Builders and real estate interests are cheering. Prices have dipped slightly and listings are up marginally, but housing remains historically unaffordable, with the median home price still hovering around $520,000, far out of reach for most Granite Staters.
Meanwhile, the Legislature is at war with itself.
Democrats are proposing taxes on second homes and long-vacant properties to discourage speculation and empty housing.
Some Republicans tried — and failed — to roll back last year’s zoning mandates, arguing the state trampled local control and property rights. Those repeal efforts were killed by the House Housing Committee.
Ayotte, praised publicly by the Home Builders Association, insists the balance is right and that the state has already done enough.
The Public Should Remember: this isn’t just about “housing supply” — it’s about who benefits.
Kelly Ayotte has longstanding ties to Wall Street–backed private equity interests, including Blackstone, a firm nationally known for buying up single-family homes and driving prices higher. Opponents point out that while the exact dollar figures are debated, Blackstone’s influence in housing markets across the country — including New Hampshire — is well documented, and Ayotte’s alignment with large developers has been consistent.
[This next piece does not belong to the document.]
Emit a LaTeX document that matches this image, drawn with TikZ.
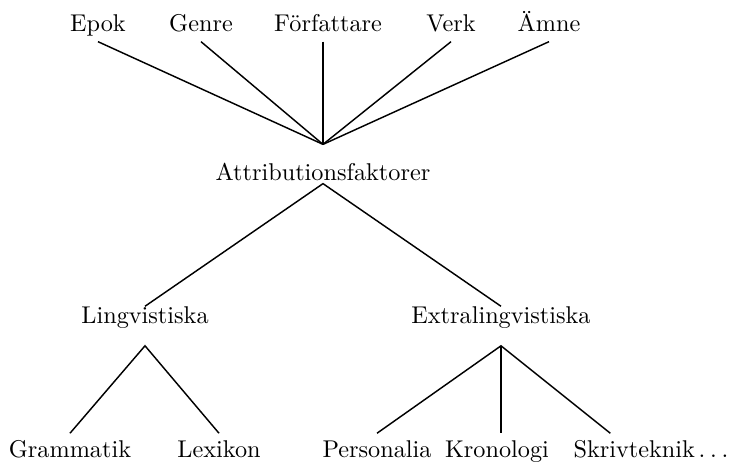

And let’s be clear about the irony:
Republicans campaign on less government, local control, and property rights — yet under so-called Republican leadership in Concord, the state is mandating zoning from the top down, overriding towns, concentrating power in Concord, and clearing the runway for corporate developers.
That’s not small government.
That’s not local control.
That’s centralized housing policy dressed up as free-market reform.
The housing crisis continues — not because towns won’t build, but because policy is being shaped to favor large, well-capitalized players while working residents are priced out. Under “Republican” leadership, Concord is expanding state power, shrinking local voice, and deepening what many see as housing tyranny — the SWAMP in a red tie.